International adoption has become increasingly prevalent in recent years and it is common to see families of mixed cultures gallivanting through Tulsa.
Couples spend weeks at a time in a foreign country, waiting on the arrival of their children and for two separate governments to approve the adoption and subsequent immigration.
For one family, this journey was a dream come true and while their home is filled with all the traditional American customs, a heritage that was once foreign to them is now celebrated everyday.
Meet the Brewers. Five in total and by looking at them, despite the complete contrast in skin tone and hair pigment, there is no mistake that this is a family, albeit a unique one.
For Doug and Donna Brewer, adoption had become a viable option for extending their family. Taking on children that have an unknown background and heritage can be a challenging feat and one that takes the utmost consideration.

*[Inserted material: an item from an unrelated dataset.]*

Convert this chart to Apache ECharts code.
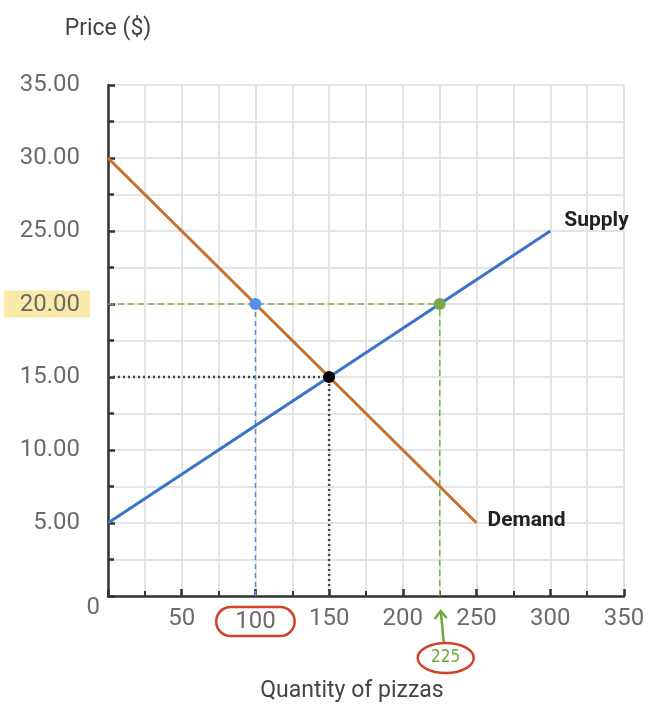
<!DOCTYPE html>
<html>
<head>
<meta charset="utf-8">
<script src="https://cdn.jsdelivr.net/npm/echarts@6/dist/echarts.min.js"></script>
<style>
  html, body { margin: 0; padding: 0; background: #fff; }
  #chart { width: 658px; height: 712px; }
</style>
</head>
<body>
<div id="chart"></div>
<script>
// demand and supply curves
var demandQty = [0, 250];
var demandPrice = [30, 5];
var supplyQty = [0, 300];
var supplyPrice = [5, 25];
// marked points
var pointQty = [100, 225, 150];
var pointPrice = [20, 20, 15];
var pointColors = ['#5b8def', '#79a84b', '#000000'];
var annotQty = 225;
var annotText = '225';

var chart = echarts.init(document.getElementById('chart'));

function pairs(xs, ys) {
    return xs.map(function (x, i) { return [x, ys[i]]; });
}

var guideStyle = [
    { color: '#5b8def', width: 1.5, type: [5, 4] },
    { color: '#79b043', width: 1.5, type: [6, 4] },
    { color: '#444', width: 2.5, type: [2, 3] }
];

var series = [];
// guide lines: down to x-axis and across to y-axis
pointQty.forEach(function (q, i) {
    var p = pointPrice[i];
    series.push({
        type: 'line', silent: true, symbol: 'none', z: 1,
        lineStyle: guideStyle[i],
        data: [[q, 0], [q, p]]
    });
    if (i > 0) {
        series.push({
            type: 'line', silent: true, symbol: 'none', z: 1,
            lineStyle: guideStyle[i],
            data: [[0, p], [q, p]]
        });
    }
});

series.push({
    name: 'Demand', type: 'line', symbol: 'none', z: 3,
    lineStyle: { color: '#c5712c', width: 3 },
    data: pairs(demandQty, demandPrice),
    endLabel: { show: true, formatter: '{a}', color: '#222', fontWeight: 'bold', fontSize: 21, offset: [3, -2], fontFamily: 'Roboto' }
});
series.push({
    name: 'Supply', type: 'line', symbol: 'none', z: 3,
    lineStyle: { color: '#3a74c9', width: 3 },
    data: pairs(supplyQty, supplyPrice),
    endLabel: { show: true, formatter: '{a}', color: '#222', fontWeight: 'bold', fontSize: 21, offset: [6, -10], fontFamily: 'Roboto' }
});
series.push({
    type: 'scatter', symbolSize: 12, z: 5,
    data: pointQty.map(function (q, i) {
        return { value: [q, pointPrice[i]], itemStyle: { color: pointColors[i], opacity: 1 } };
    })
});

var labelColor = '#6b6b6b';

var option = {
    animation: false,
    textStyle: { fontFamily: 'Roboto' },
    grid: { left: 108, right: 34, top: 85, bottom: 116 },
    xAxis: {
        type: 'value', min: 0, max: 350, interval: 50,
        name: 'Quantity of pizzas', nameLocation: 'middle', nameGap: 84,
        nameTextStyle: { fontSize: 23, color: '#444', padding: [0, 28, 0, 0] },
        axisLine: { show: true, lineStyle: { color: '#333', width: 2.5 } },
        axisTick: { show: true, inside: true, length: 7, lineStyle: { color: '#333', width: 2.5 } },
        minorTick: { show: true, splitNumber: 2, length: 5, lineStyle: { color: '#333', width: 2 } },
        splitLine: { show: true, lineStyle: { color: '#e4e4e4', width: 2 } },
        minorSplitLine: { show: true, lineStyle: { color: '#e4e4e4', width: 2 } },
        axisLabel: {
            fontSize: 24, color: labelColor, margin: 11,
            formatter: function (v) {
                if (v === 0) return '';
                return v === 100 ? '{c|' + v + '}' : String(v);
            },
            rich: {
                c: { fontSize: 24, color: labelColor, borderColor: '#d2412a', borderWidth: 2.5, borderRadius: 40, padding: [3, 19, 2, 19] }
            }
        }
    },
    yAxis: {
        type: 'value', min: 0, max: 35, interval: 5,
        name: 'Price ($)', nameLocation: 'end', nameGap: 44,
        nameTextStyle: { fontSize: 23, color: '#444', align: 'center' },
        axisLine: { show: true, lineStyle: { color: '#333', width: 2.5 } },
        axisTick: { show: true, inside: true, length: 7, lineStyle: { color: '#333', width: 2.5 } },
        minorTick: { show: true, splitNumber: 2, length: 6, lineStyle: { color: '#333', width: 2.5 } },
        splitLine: { show: true, lineStyle: { color: '#e4e4e4', width: 2 } },
        minorSplitLine: { show: true, lineStyle: { color: '#e4e4e4', width: 2 } },
        axisLabel: {
            margin: 8,
            formatter: function (v) {
                if (v === 0) return '{z|0}';
                if (v === 20) return '{h|20.00}{s|}';
                return '{n|' + v.toFixed(2) + '}';
            },
            rich: {
                n: { fontSize: 24, color: labelColor, padding: [0, 20, 0, 0] },
                z: { fontSize: 24, color: labelColor, padding: [24, 0, 0, 0] },
                h: { fontSize: 24, color: labelColor, backgroundColor: '#fbe9a8', padding: [2, 10, 1, 16] },
                s: { width: 10 }
            }
        }
    },
    series: series
};
chart.setOption(option);

// handwritten note under the axis at 225
var base = chart.convertToPixel({ gridIndex: 0 }, [annotQty, 0]);
chart.setOption({
    graphic: [
        {
            type: 'line', z: 10,
            shape: { x1: base[0] + 4, y1: base[1] + 46, x2: base[0] + 1, y2: base[1] + 15 },
            style: { stroke: '#6fa83c', lineWidth: 2.5 }
        },
        {
            type: 'polyline', z: 10,
            shape: { points: [[base[0] - 5, base[1] + 23], [base[0] + 1, base[1] + 15], [base[0] + 7, base[1] + 22]] },
            style: { stroke: '#6fa83c', lineWidth: 2.5, fill: null }
        },
        {
            type: 'ellipse', z: 10,
            shape: { cx: base[0] + 6, cy: base[1] + 62, rx: 28, ry: 15 },
            style: { stroke: '#d2412a', lineWidth: 2.5, fill: null }
        },
        {
            type: 'text', z: 11,
            x: base[0] + 6, y: base[1] + 62,
            style: { text: annotText, fill: '#6fa83c', font: '17px "DejaVu Sans Condensed"', align: 'center', verticalAlign: 'middle' }
        }
    ]
});
</script>
</body>
</html>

"We gave it some thought and soul searching and decided it was the right choice for us," said Donna. "So we filled out paperwork for about six months and waited another eight months to get Allison."

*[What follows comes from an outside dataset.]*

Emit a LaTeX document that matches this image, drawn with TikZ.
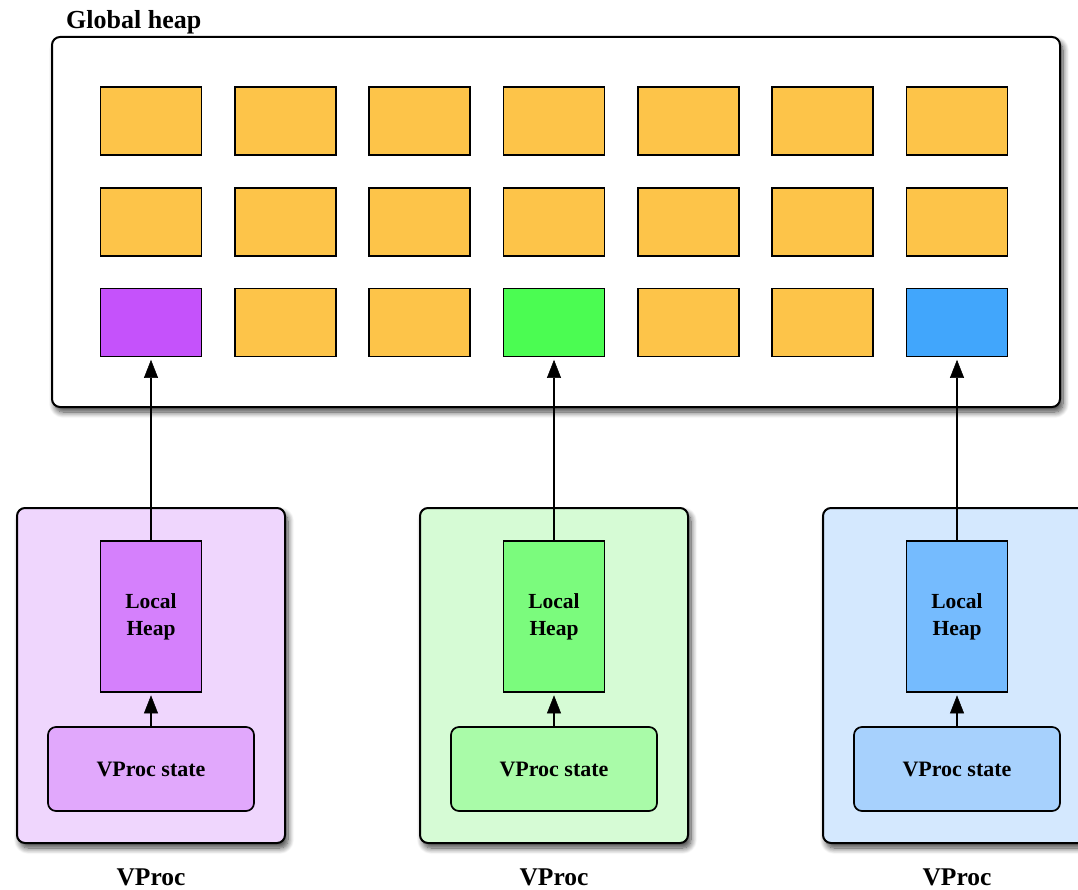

International adoption can be a tedious process but, like a birth, that first encounter with a child completes the long and overwhelming process and gives a sense of completion and fulfillment.
"When I first saw Allison we were in a hotel lobby and we had just gotten off an airplane. Allison's nanny was holding her and recognized us from our pictures," Donna said. "I looked over and recognized Allison and I kind of had a meltdown in the lobby. It was such a joyous occasion."

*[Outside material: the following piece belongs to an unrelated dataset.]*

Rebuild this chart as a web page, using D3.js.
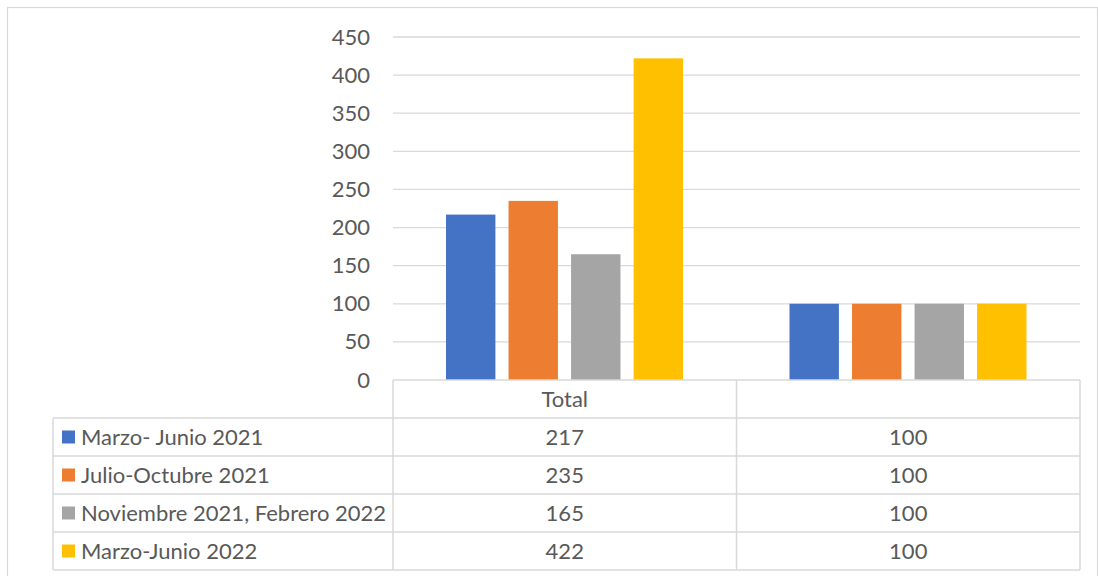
<!DOCTYPE html>
<html>
<head>
<meta charset="utf-8">
<script src="https://cdn.jsdelivr.net/npm/d3@7"></script>
<style>
  body { margin: 0; background: #fff; }
  svg text { font-family: Lato, "Open Sans", sans-serif; fill: #595959; }
</style>
</head>
<body>
<svg id="chart"></svg>
<script>
let categories = ['Total', '']
let seriesNames = ['Marzo- Junio 2021', 'Julio-Octubre 2021', 'Noviembre 2021, Febrero 2022', 'Marzo-Junio 2022']
let seriesValues = [
    [217, 100],
    [235, 100],
    [165, 100],
    [422, 100],
]
let seriesColors = ['#4472C4', '#ED7D31', '#A5A5A5', '#FFC000']
let yTicks = [0, 50, 100, 150, 200, 250, 300, 350, 400, 450]

let opts = {
    width: 1098,
    height: 576,
    left: 393,
    right: 1080,
    top: 37,
    bottom: 380,
    rowHeight: 38,
    legendLeft: 53,
    fontSize: 22,
}

let svg = d3.select('#chart')
    .attr('width', opts.width)
    .attr('height', opts.height)

// chart frame
svg.append('rect')
    .attr('x', 7.5).attr('y', 7.5)
    .attr('width', opts.width - 8).attr('height', opts.height)
    .attr('fill', 'none')
    .attr('stroke', '#d9d9d9')
    .attr('stroke-width', 1.2)

let y = d3.scaleLinear().domain([0, 450]).range([opts.bottom, opts.top])
let x = d3.scaleBand().domain(categories).range([opts.left, opts.right])
let xInner = d3.scaleBand()
    .domain(d3.range(seriesNames.length))
    .range([53, 53 + 237])
    .paddingInner(0.21)

// gridlines
svg.append('g').selectAll('line').data(yTicks.filter(d => d > 0))
    .enter().append('line')
    .attr('x1', opts.left).attr('x2', opts.right)
    .attr('y1', d => y(d)).attr('y2', d => y(d))
    .attr('stroke', '#d9d9d9')
    .attr('stroke-width', 1.3)

// y axis labels
let yAxis = d3.axisLeft(y).tickValues(yTicks).tickSize(0).tickPadding(23)
let yG = svg.append('g').attr('transform', 'translate(' + opts.left + ',0)').call(yAxis)
yG.select('.domain').remove()
yG.selectAll('text')
    .attr('font-size', opts.fontSize)
    .style('font-family', 'Lato, "Open Sans", sans-serif')
    .attr('fill', '#595959')

// bars
let groups = svg.append('g').selectAll('g').data(seriesValues)
    .enter().append('g')
    .attr('fill', (d, i) => seriesColors[i])
groups.each(function(vals, si) {
    d3.select(this).selectAll('rect').data(vals)
        .enter().append('rect')
        .attr('x', (d, ci) => x(categories[ci]) + xInner(si))
        .attr('width', xInner.bandwidth())
        .attr('y', d => y(d))
        .attr('height', d => y(0) - y(d))
})

// data table
let table = svg.append('g')
let tableBottom = opts.bottom + opts.rowHeight * (seriesNames.length + 1)
let lineStyle = sel => sel.attr('stroke', '#d9d9d9').attr('stroke-width', 1.5).attr('fill', 'none')

// horizontal lines
table.selectAll('.hl').data(d3.range(seriesNames.length + 2))
    .enter().append('line')
    .attr('x1', (d) => d <= 0 ? opts.left : opts.legendLeft)
    .attr('x2', opts.right)
    .attr('y1', d => opts.bottom + d * opts.rowHeight)
    .attr('y2', d => opts.bottom + d * opts.rowHeight)
    .call(lineStyle)
// vertical lines
let vx = [opts.left].concat(categories.map(c => x(c) + x.bandwidth()))
table.selectAll('.vl').data(vx)
    .enter().append('line')
    .attr('x1', d => d).attr('x2', d => d)
    .attr('y1', opts.bottom).attr('y2', tableBottom)
    .call(lineStyle)
table.append('line')
    .attr('x1', opts.legendLeft).attr('x2', opts.legendLeft)
    .attr('y1', opts.bottom + opts.rowHeight).attr('y2', tableBottom)
    .call(lineStyle)

// header
table.selectAll('.hdr').data(categories)
    .enter().append('text')
    .attr('x', d => x(d) + x.bandwidth() / 2)
    .attr('y', opts.bottom + opts.rowHeight / 2)
    .attr('dy', '0.35em')
    .attr('text-anchor', 'middle')
    .attr('font-size', opts.fontSize)
    .text(d => d)

// rows
seriesNames.forEach((name, si) => {
    let rowY = opts.bottom + opts.rowHeight * (si + 1) + opts.rowHeight / 2
    table.append('rect')
        .attr('x', 62).attr('y', rowY - 6.5)
        .attr('width', 13).attr('height', 13)
        .attr('fill', seriesColors[si])
    table.append('text')
        .attr('x', 81).attr('y', rowY)
        .attr('dy', '0.35em')
        .attr('font-size', opts.fontSize)
        .text(name)
    table.selectAll('.v' + si).data(seriesValues[si])
        .enter().append('text')
        .attr('x', (d, ci) => x(categories[ci]) + x.bandwidth() / 2)
        .attr('y', rowY)
        .attr('dy', '0.35em')
        .attr('text-anchor', 'middle')
        .attr('font-size', opts.fontSize)
        .text(d => d)
})
</script>
</body>
</html>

Adopting from a foreign nation means that an unfamiliar culture is now part of day-to-day life. That time spent overseas serves as a window into a world that parents will come to learn more and more about.
"Adoption is always different, so when you get to spend those several days over there, you get to see where your child is from," Doug said. "If they just brought her to you, you would have no idea of what she's been through or where she's from."
After bringing Allison home, the Brewers made the decision to return to China and go through the adoption process one more time. This time they brought home Audrey.
Audrey faced physical challenges and was considered special needs due to a cleft lip and palate. The Brewers soldiered through the label that classified their youngest daughter and watched as Audrey overcame her physical challenges.
Now the Brewers, who started as Doug, Donna and their 21-year-old son Matthew, have expanded into a colorful family.
Every summer, the Brewers send 7-year-old Allison and soon 2-year-old Audrey, to a China camp sponsored by Dillon International. The girls get to learn all about their bloodline history and celebrate the traditions of a homeland that may be far away but still plays an integral role in their lives.